Copy every line of the listing exactly.
▽
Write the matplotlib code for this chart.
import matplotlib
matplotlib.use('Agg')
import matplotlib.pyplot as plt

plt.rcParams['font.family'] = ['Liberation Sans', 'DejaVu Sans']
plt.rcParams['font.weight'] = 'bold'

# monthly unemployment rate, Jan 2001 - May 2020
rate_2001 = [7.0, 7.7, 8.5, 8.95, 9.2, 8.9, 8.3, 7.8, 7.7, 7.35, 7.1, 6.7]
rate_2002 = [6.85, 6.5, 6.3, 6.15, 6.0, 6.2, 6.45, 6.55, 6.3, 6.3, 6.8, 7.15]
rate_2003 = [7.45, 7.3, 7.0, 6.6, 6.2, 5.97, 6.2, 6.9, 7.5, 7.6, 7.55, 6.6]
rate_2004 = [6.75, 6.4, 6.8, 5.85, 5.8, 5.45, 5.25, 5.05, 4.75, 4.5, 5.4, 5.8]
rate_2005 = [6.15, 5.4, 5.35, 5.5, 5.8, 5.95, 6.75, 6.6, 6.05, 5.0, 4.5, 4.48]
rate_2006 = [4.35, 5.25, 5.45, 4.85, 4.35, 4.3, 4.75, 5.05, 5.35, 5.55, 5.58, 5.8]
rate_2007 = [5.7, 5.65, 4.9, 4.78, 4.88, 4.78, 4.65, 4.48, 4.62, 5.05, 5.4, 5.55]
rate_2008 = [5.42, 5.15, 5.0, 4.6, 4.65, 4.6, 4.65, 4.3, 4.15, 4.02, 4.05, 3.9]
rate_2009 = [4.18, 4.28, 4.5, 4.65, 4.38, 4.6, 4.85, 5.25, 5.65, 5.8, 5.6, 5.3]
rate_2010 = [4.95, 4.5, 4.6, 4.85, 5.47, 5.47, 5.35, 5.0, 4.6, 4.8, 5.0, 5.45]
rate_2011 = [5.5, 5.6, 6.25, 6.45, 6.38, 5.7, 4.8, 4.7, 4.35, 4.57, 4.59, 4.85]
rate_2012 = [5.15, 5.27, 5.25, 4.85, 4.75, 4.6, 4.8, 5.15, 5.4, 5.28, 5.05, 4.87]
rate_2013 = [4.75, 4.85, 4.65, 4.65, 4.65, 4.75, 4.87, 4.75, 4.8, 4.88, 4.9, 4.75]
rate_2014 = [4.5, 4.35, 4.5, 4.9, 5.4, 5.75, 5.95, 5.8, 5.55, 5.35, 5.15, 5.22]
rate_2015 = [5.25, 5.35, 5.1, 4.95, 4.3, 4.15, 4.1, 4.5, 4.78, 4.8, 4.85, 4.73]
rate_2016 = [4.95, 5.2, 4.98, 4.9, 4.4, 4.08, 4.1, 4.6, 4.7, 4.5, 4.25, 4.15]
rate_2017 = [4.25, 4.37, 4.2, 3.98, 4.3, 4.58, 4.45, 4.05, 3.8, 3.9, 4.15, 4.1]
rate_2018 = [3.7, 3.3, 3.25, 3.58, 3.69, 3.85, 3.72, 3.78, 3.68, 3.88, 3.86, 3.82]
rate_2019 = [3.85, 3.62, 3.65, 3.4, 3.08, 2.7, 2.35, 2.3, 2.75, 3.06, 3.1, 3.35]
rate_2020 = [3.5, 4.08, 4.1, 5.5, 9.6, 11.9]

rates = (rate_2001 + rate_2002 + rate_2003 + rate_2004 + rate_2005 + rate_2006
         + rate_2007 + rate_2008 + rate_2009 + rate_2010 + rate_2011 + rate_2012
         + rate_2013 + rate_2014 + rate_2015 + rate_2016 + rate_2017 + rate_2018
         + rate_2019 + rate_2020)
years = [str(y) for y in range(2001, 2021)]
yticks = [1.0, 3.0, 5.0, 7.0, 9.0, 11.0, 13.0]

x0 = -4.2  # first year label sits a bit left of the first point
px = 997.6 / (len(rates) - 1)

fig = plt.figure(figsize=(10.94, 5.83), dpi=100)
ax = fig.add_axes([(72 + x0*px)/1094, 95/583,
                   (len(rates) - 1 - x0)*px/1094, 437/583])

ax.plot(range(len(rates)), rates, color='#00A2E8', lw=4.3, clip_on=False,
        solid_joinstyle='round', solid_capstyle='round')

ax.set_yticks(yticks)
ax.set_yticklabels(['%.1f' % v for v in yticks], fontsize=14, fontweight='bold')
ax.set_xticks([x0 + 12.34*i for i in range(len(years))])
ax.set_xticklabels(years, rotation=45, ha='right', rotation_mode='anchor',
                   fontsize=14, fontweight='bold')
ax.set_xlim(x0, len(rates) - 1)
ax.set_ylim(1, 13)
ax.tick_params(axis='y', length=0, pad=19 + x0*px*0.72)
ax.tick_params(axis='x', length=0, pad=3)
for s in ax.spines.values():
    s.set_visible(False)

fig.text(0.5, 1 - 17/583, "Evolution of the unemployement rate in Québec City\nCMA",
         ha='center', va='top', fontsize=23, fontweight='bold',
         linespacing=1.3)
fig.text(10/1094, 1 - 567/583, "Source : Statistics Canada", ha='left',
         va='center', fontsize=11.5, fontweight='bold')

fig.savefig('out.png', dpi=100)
△
Problem solution —
Write the matplotlib code for this chart.
import matplotlib
matplotlib.use('Agg')
import matplotlib.pyplot as plt

plt.rcParams['font.family'] = ['Liberation Sans', 'DejaVu Sans']
plt.rcParams['font.weight'] = 'bold'

# monthly unemployment rate, Jan 2001 - May 2020
rate_2001 = [7.0, 7.7, 8.5, 8.95, 9.2, 8.9, 8.3, 7.8, 7.7, 7.35, 7.1, 6.7]
rate_2002 = [6.85, 6.5, 6.3, 6.15, 6.0, 6.2, 6.45, 6.55, 6.3, 6.3, 6.8, 7.15]
rate_2003 = [7.45, 7.3, 7.0, 6.6, 6.2, 5.97, 6.2, 6.9, 7.5, 7.6, 7.55, 6.6]
rate_2004 = [6.75, 6.4, 6.8, 5.85, 5.8, 5.45, 5.25, 5.05, 4.75, 4.5, 5.4, 5.8]
rate_2005 = [6.15, 5.4, 5.35, 5.5, 5.8, 5.95, 6.75, 6.6, 6.05, 5.0, 4.5, 4.48]
rate_2006 = [4.35, 5.25, 5.45, 4.85, 4.35, 4.3, 4.75, 5.05, 5.35, 5.55, 5.58, 5.8]
rate_2007 = [5.7, 5.65, 4.9, 4.78, 4.88, 4.78, 4.65, 4.48, 4.62, 5.05, 5.4, 5.55]
rate_2008 = [5.42, 5.15, 5.0, 4.6, 4.65, 4.6, 4.65, 4.3, 4.15, 4.02, 4.05, 3.9]
rate_2009 = [4.18, 4.28, 4.5, 4.65, 4.38, 4.6, 4.85, 5.25, 5.65, 5.8, 5.6, 5.3]
rate_2010 = [4.95, 4.5, 4.6, 4.85, 5.47, 5.47, 5.35, 5.0, 4.6, 4.8, 5.0, 5.45]
rate_2011 = [5.5, 5.6, 6.25, 6.45, 6.38, 5.7, 4.8, 4.7, 4.35, 4.57, 4.59, 4.85]
rate_2012 = [5.15, 5.27, 5.25, 4.85, 4.75, 4.6, 4.8, 5.15, 5.4, 5.28, 5.05, 4.87]
rate_2013 = [4.75, 4.85, 4.65, 4.65, 4.65, 4.75, 4.87, 4.75, 4.8, 4.88, 4.9, 4.75]
rate_2014 = [4.5, 4.35, 4.5, 4.9, 5.4, 5.75, 5.95, 5.8, 5.55, 5.35, 5.15, 5.22]
rate_2015 = [5.25, 5.35, 5.1, 4.95, 4.3, 4.15, 4.1, 4.5, 4.78, 4.8, 4.85, 4.73]
rate_2016 = [4.95, 5.2, 4.98, 4.9, 4.4, 4.08, 4.1, 4.6, 4.7, 4.5, 4.25, 4.15]
rate_2017 = [4.25, 4.37, 4.2, 3.98, 4.3, 4.58, 4.45, 4.05, 3.8, 3.9, 4.15, 4.1]
rate_2018 = [3.7, 3.3, 3.25, 3.58, 3.69, 3.85, 3.72, 3.78, 3.68, 3.88, 3.86, 3.82]
rate_2019 = [3.85, 3.62, 3.65, 3.4, 3.08, 2.7, 2.35, 2.3, 2.75, 3.06, 3.1, 3.35]
rate_2020 = [3.5, 4.08, 4.1, 5.5, 9.6, 11.9]

rates = (rate_2001 + rate_2002 + rate_2003 + rate_2004 + rate_2005 + rate_2006
         + rate_2007 + rate_2008 + rate_2009 + rate_2010 + rate_2011 + rate_2012
         + rate_2013 + rate_2014 + rate_2015 + rate_2016 + rate_2017 + rate_2018
         + rate_2019 + rate_2020)
years = [str(y) for y in range(2001, 2021)]
yticks = [1.0, 3.0, 5.0, 7.0, 9.0, 11.0, 13.0]

x0 = -4.2  # first year label sits a bit left of the first point
px = 997.6 / (len(rates) - 1)

fig = plt.figure(figsize=(10.94, 5.83), dpi=100)
ax = fig.add_axes([(72 + x0*px)/1094, 95/583,
                   (len(rates) - 1 - x0)*px/1094, 437/583])

ax.plot(range(len(rates)), rates, color='#00A2E8', lw=4.3, clip_on=False,
        solid_joinstyle='round', solid_capstyle='round')

ax.set_yticks(yticks)
ax.set_yticklabels(['%.1f' % v for v in yticks], fontsize=14, fontweight='bold')
ax.set_xticks([x0 + 12.34*i for i in range(len(years))])
ax.set_xticklabels(years, rotation=45, ha='right', rotation_mode='anchor',
                   fontsize=14, fontweight='bold')
ax.set_xlim(x0, len(rates) - 1)
ax.set_ylim(1, 13)
ax.tick_params(axis='y', length=0, pad=19 + x0*px*0.72)
ax.tick_params(axis='x', length=0, pad=3)
for s in ax.spines.values():
    s.set_visible(False)

fig.text(0.5, 1 - 17/583, "Evolution of the unemployement rate in Québec City\nCMA",
         ha='center', va='top', fontsize=23, fontweight='bold',
         linespacing=1.3)
fig.text(10/1094, 1 - 567/583, "Source : Statistics Canada", ha='left',
         va='center', fontsize=11.5, fontweight='bold')

fig.savefig('out.png', dpi=100)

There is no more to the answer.